# Getting actual photos onto a shirt - are there companies that print transfers?



## RawkstarApparel (May 30, 2012)

I was wondering if there was a site that sells transfers of photos. Say I take a high res photo of someone, send it off to a company and get transfers of the photo back, finally then apply them to my heat press. 

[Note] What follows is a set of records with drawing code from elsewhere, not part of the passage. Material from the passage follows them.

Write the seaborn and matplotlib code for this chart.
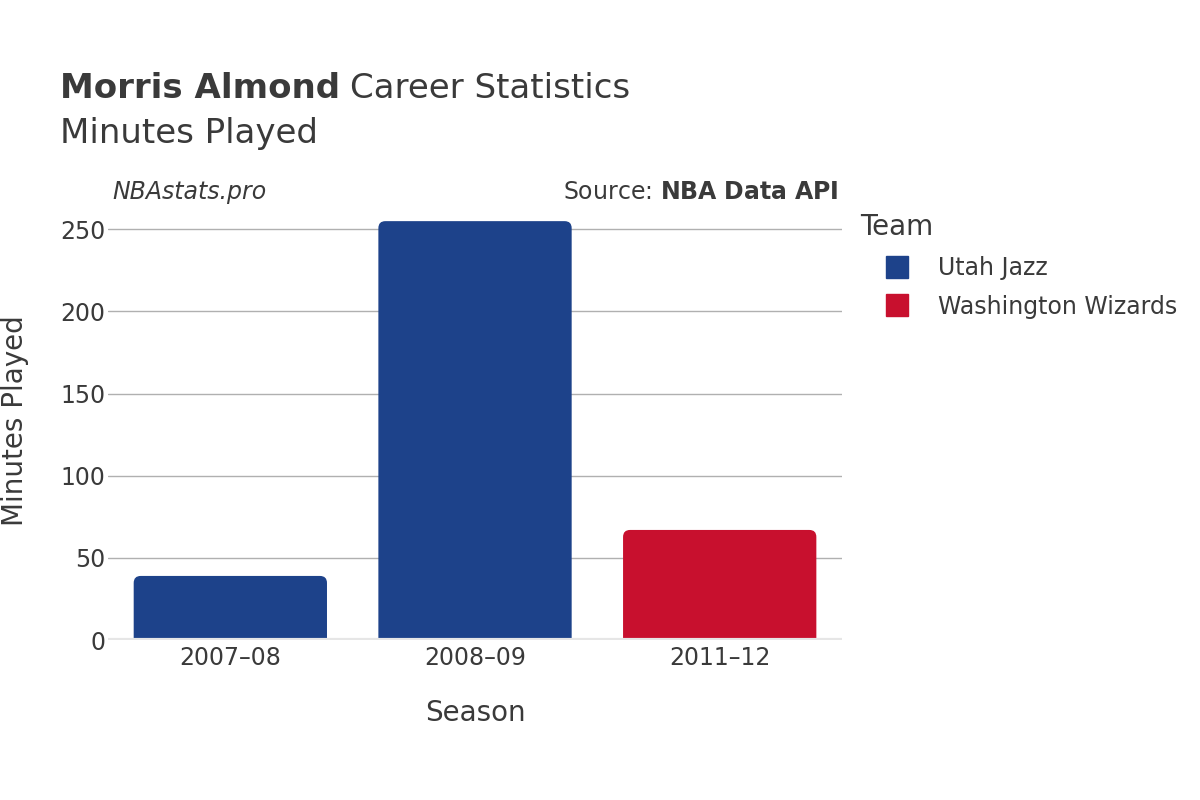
import numpy as np
import pandas as pd
import matplotlib.pyplot as plt
import seaborn as sns
from matplotlib.patches import FancyBboxPatch
from matplotlib.lines import Line2D

# --- data ---
seasons = ["2007\u201308", "2008\u201309", "2011\u201312"]
teams = ["Utah Jazz", "Utah Jazz", "Washington Wizards"]
minutes = [39, 255, 67]

team_order = ["Utah Jazz", "Washington Wizards"]
team_colors = {"Utah Jazz": "#1D428A", "Washington Wizards": "#C8102E"}

df = pd.DataFrame({"Season": seasons, "Team": teams, "Minutes": minutes})

sns.set_theme(style="white")
plt.rcParams['font.family'] = ['DejaVu Sans']
txt = "#3a3a3a"

fig = plt.figure(figsize=(12, 8), dpi=100)
ax = fig.add_axes([0.09, 0.2, 0.6117, 0.54])

sns.barplot(data=df, x="Season", y="Minutes", hue="Team", hue_order=team_order,
            palette=team_colors, dodge=False, width=0.79, saturation=1,
            legend=False, ax=ax)

ax.set_xlim(-0.5, 2.5)
ax.set_ylim(0, 263)

# swap the plain rectangles for rounded ones
x_per_px = 3.0 / 734
y_per_px = 263.0 / 432
aspect = y_per_px / x_per_px
r = 7 * x_per_px
for p in list(ax.patches):
    x0, y0 = p.get_x(), p.get_y()
    w, h = p.get_width(), p.get_height()
    if h <= 0 or np.isnan(h):
        continue
    fc = p.get_facecolor()
    p.remove()
    ext = 10 * y_per_px
    fb = FancyBboxPatch((x0, y0 - ext), w, h + ext,
                        boxstyle=f"round,pad=0,rounding_size={r}",
                        mutation_aspect=aspect, facecolor=fc, edgecolor="none",
                        zorder=2, clip_on=True)
    ax.add_patch(fb)

ax.set_yticks([0, 50, 100, 150, 200, 250])
ax.yaxis.grid(True, color="#b0b0b0", linewidth=1)
ax.set_axisbelow(True)
ax.axhline(0, color="#e6e6e6", linewidth=3, zorder=3)
for s in ax.spines.values():
    s.set_visible(False)
ax.tick_params(axis="both", length=0, labelsize=17, colors=txt)
ax.tick_params(axis="x", pad=4)
ax.tick_params(axis="y", pad=2)

ax.set_xlabel("Season", fontsize=20, color=txt, labelpad=21)
ax.set_ylabel("Minutes Played", fontsize=20, color=txt)
ax.yaxis.set_label_coords(-0.107, 0.507)

# titles
t1 = fig.text(0.05, 0.877, "Morris Almond", fontsize=24.5, fontweight="bold", color=txt)
fig.canvas.draw()
bb = t1.get_window_extent().transformed(fig.transFigure.inverted())
fig.text(bb.x1 + 0.008, 0.877, "Career Statistics", fontsize=24.5, color=txt)
fig.text(0.05, 0.821, "Minutes Played", fontsize=24.5, color=txt)

fig.text(0.094, 0.751, "NBAstats.pro", fontsize=17, style="italic", color=txt)
fig.text(0.6985, 0.751, "Source: $\\bf{NBA\\ Data\\ API}$", fontsize=17, color=txt,
         ha="right")

# legend
handles = [Line2D([0], [0], marker="s", linestyle="none", markersize=16,
                  markerfacecolor=team_colors[t], markeredgecolor=team_colors[t])
           for t in team_order]
leg = fig.legend(handles, team_order, title="Team", loc="upper left",
                 bbox_to_anchor=(0.709, 0.745), frameon=False, fontsize=17,
                 title_fontsize=20, handlelength=3.1, handletextpad=0.2,
                 labelspacing=0.62, borderaxespad=0)
leg._legend_box.align = "left"
for t in leg.get_texts():
    t.set_color(txt)
leg.get_title().set_color(txt)

fig.savefig("out.png", dpi=100)
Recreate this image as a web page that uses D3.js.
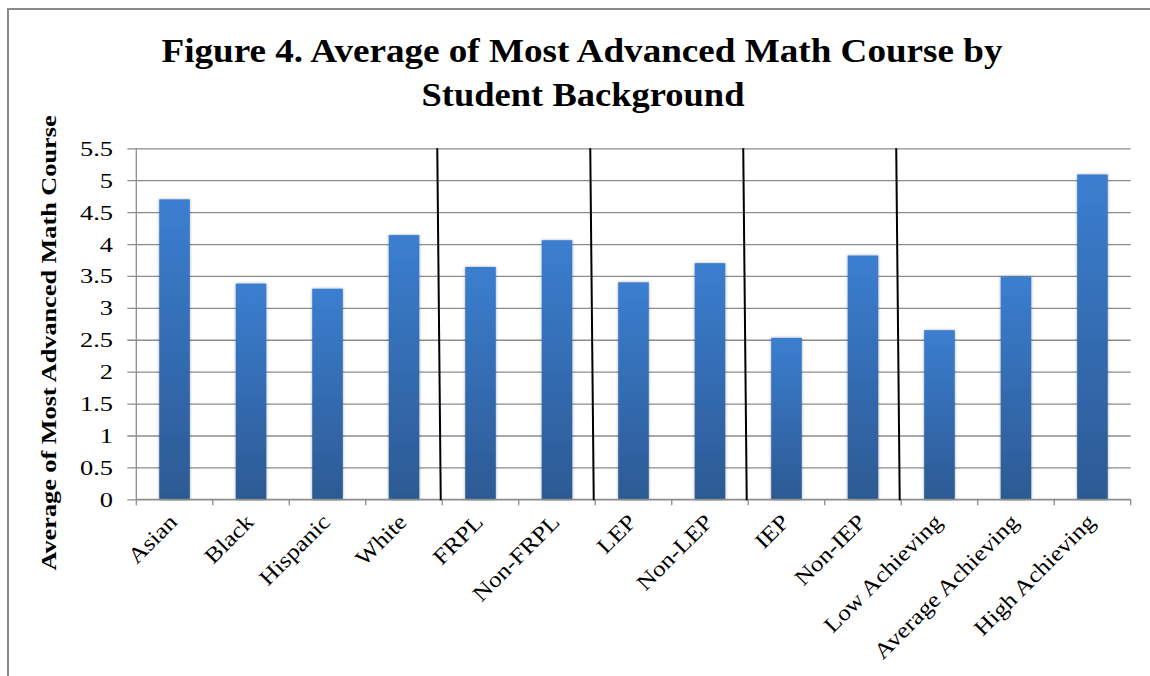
<!DOCTYPE html>
<html>
<head>
<meta charset="utf-8">
<script src="https://cdn.jsdelivr.net/npm/d3@7"></script>
<style>
  html, body { margin: 0; padding: 0; background: #fff; }
  svg { display: block; }
</style>
</head>
<body>
<svg id="chart" width="1150" height="676"></svg>
<script>
// Student groups and their average most-advanced math course level
const categories = ["Asian", "Black", "Hispanic", "White", "FRPL", "Non-FRPL", "LEP", "Non-LEP",
                    "IEP", "Non-IEP", "Low Achieving", "Average Achieving", "High Achieving"];
const values = [4.70, 3.38, 3.30, 4.14, 3.64, 4.06, 3.40, 3.70, 2.53, 3.82, 2.65, 3.49, 5.09];
const yTicks = [0, 0.5, 1, 1.5, 2, 2.5, 3, 3.5, 4, 4.5, 5, 5.5];
// Group separators sit after these category indices
const separatorsAfter = [3, 5, 7, 9];

const svg = d3.select("#chart");
const W = 1150, H = 676;
const plot = { left: 136.3, right: 1130.7, top: 148.3, bottom: 499.3 };
const serif = "'Liberation Serif', 'Times New Roman', serif";
const WIDE = 1.2; // horizontal glyph stretch for tick labels

// Outer frame (top and left edges)
svg.append("line").attr("x1", 7).attr("x2", W).attr("y1", 9).attr("y2", 9)
  .attr("stroke", "#8a8a8a").attr("stroke-width", 2);
svg.append("line").attr("x1", 8).attr("x2", 8).attr("y1", 9).attr("y2", H)
  .attr("stroke", "#8a8a8a").attr("stroke-width", 2);

const x = d3.scaleBand().domain(categories).range([plot.left, plot.right]).paddingInner(0.6).paddingOuter(0.3);
const y = d3.scaleLinear().domain([0, 5.5]).range([plot.bottom, plot.top]);

// Gradient and soft shadow for bars
const defs = svg.append("defs");
const grad = defs.append("linearGradient").attr("id", "barGrad")
  .attr("x1", 0).attr("y1", 0).attr("x2", 0).attr("y2", 1);
grad.append("stop").attr("offset", "0%").attr("stop-color", "#3b7ed0");
grad.append("stop").attr("offset", "100%").attr("stop-color", "#2c5a93");
const shadow = defs.append("filter").attr("id", "barShadow")
  .attr("x", "-30%").attr("y", "-5%").attr("width", "160%").attr("height", "110%");
shadow.append("feGaussianBlur").attr("in", "SourceAlpha").attr("stdDeviation", 1.6).attr("result", "b");
shadow.append("feComponentTransfer").attr("in", "b").attr("result", "s")
  .append("feFuncA").attr("type", "linear").attr("slope", 0.35);
const merge = shadow.append("feMerge");
merge.append("feMergeNode").attr("in", "s");
merge.append("feMergeNode").attr("in", "SourceGraphic");

// Horizontal gridlines with small outside ticks
const yAxis = d3.axisLeft(y).tickValues(yTicks).tickSize(plot.right - plot.left + 9).tickFormat("");
const yg = svg.append("g").attr("transform", `translate(${plot.right},0)`).call(yAxis);
yg.select(".domain").remove();
yg.selectAll(".tick line").attr("stroke", "#8c8c8c").attr("stroke-width", 1.3);

// Y tick labels
svg.append("g").selectAll("text").data(yTicks).join("text")
  .attr("transform", d => `translate(113,${y(d)}) scale(${WIDE},1)`)
  .attr("dy", "0.34em")
  .attr("text-anchor", "end")
  .attr("font-family", serif).attr("font-size", 22).attr("fill", "#000")
  .text(d => d);

// Y axis line
svg.append("line").attr("x1", plot.left).attr("x2", plot.left)
  .attr("y1", plot.top).attr("y2", plot.bottom)
  .attr("stroke", "#8c8c8c").attr("stroke-width", 1.3);

// Bars
svg.append("g").selectAll("rect").data(values).join("rect")
  .attr("x", (d, i) => x(categories[i]))
  .attr("width", x.bandwidth())
  .attr("y", d => y(d))
  .attr("height", d => y(0) - y(d))
  .attr("fill", "url(#barGrad)")
  .attr("filter", "url(#barShadow)");

// X axis with ticks at category boundaries
const step = x.step();
const boundaries = d3.range(categories.length + 1).map(i => plot.left + i * step);
svg.append("line").attr("x1", plot.left).attr("x2", plot.right)
  .attr("y1", plot.bottom).attr("y2", plot.bottom)
  .attr("stroke", "#8c8c8c").attr("stroke-width", 1.3);
svg.append("g").selectAll("line").data(boundaries).join("line")
  .attr("x1", d => d).attr("x2", d => d)
  .attr("y1", plot.bottom).attr("y2", plot.bottom + 6)
  .attr("stroke", "#8c8c8c").attr("stroke-width", 1.3);

// Rotated category labels
svg.append("g").selectAll("text").data(categories).join("text")
  .attr("transform", d => `translate(${x(d) + x.bandwidth() / 2 + 4},${plot.bottom + 24}) rotate(-45) scale(1.15,1)`)
  .attr("text-anchor", "end")
  .attr("font-family", serif).attr("font-size", 22).attr("fill", "#000")
  .text(d => d);

// Hand-drawn group separators
svg.append("g").selectAll("line").data(separatorsAfter).join("line")
  .attr("x1", i => plot.left + (i + 1) * step - 5)
  .attr("x2", i => plot.left + (i + 1) * step - 1.5)
  .attr("y1", plot.top)
  .attr("y2", plot.bottom + 1)
  .attr("stroke", "#000").attr("stroke-width", 2);

// Title
const title = svg.append("text")
  .attr("text-anchor", "middle")
  .attr("font-family", serif)
  .attr("font-weight", "bold").attr("font-size", 33).attr("fill", "#000");
title.append("tspan").attr("x", 582).attr("y", 62)
  .attr("textLength", 841).attr("lengthAdjust", "spacingAndGlyphs")
  .text("Figure 4. Average of Most Advanced Math Course by");
title.append("tspan").attr("x", 583).attr("y", 106)
  .attr("textLength", 323).attr("lengthAdjust", "spacingAndGlyphs")
  .text("Student Background");

// Y axis title
svg.append("text")
  .attr("transform", "translate(56,343) rotate(-90) scale(1.25,1)")
  .attr("text-anchor", "middle")
  .attr("font-family", serif)
  .attr("font-weight", "bold").attr("font-size", 21).attr("fill", "#000")
  .text("Average of Most Advanced Math Course");
</script>
</body>
</html>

I know I can just do iron on but I was wondering if I could get something that's better quality for my customers?
Any suggestions ? sites?


----------



## Bodwick (Aug 20, 2010)

*Re: Getting actual photos onto a shirt*

Have a look at the Dye Sublimation area and see if that's what you're looking for...


----------



## Rodney (Nov 3, 2004)

RawkstarApparel said:


> I was wondering if there was a site that sells transfers of photos. Say I take a high res photo of someone, send it off to a company and get transfers of the photo back, finally then apply them to my heat press.
> 
> I know I can just do iron on but I was wondering if I could get something that's better quality for my customers?
> Any suggestions ? sites?


Yes, many of the companies that print plastisol transfers can also print photo transfers for you. Versatrans, Art Brands, Transfer Express, etc.


----------



## brandedclothing (Feb 17, 2010)

Find a local sign shop that can print on heat transfer vinyl and contour cut it. Just start calling around to sign shops and seeing if they do that. We have 2 different places that we use that have same day or next day turn around.


----------



## dlac (Apr 8, 2008)

I use Dowling Graphics out of florida.. take a look at some of their stuff on their site at Home awesome stuff.. killer quality, good pricing and fast service
can't beat it.. 
dlac


----------



## wormil (Jan 7, 2008)

Here is an example of Stahl's product, Cad printz:
http://www.t-shirtforums.com/show-your-stuff-heat-press-print-job-examples/t188476.html


----------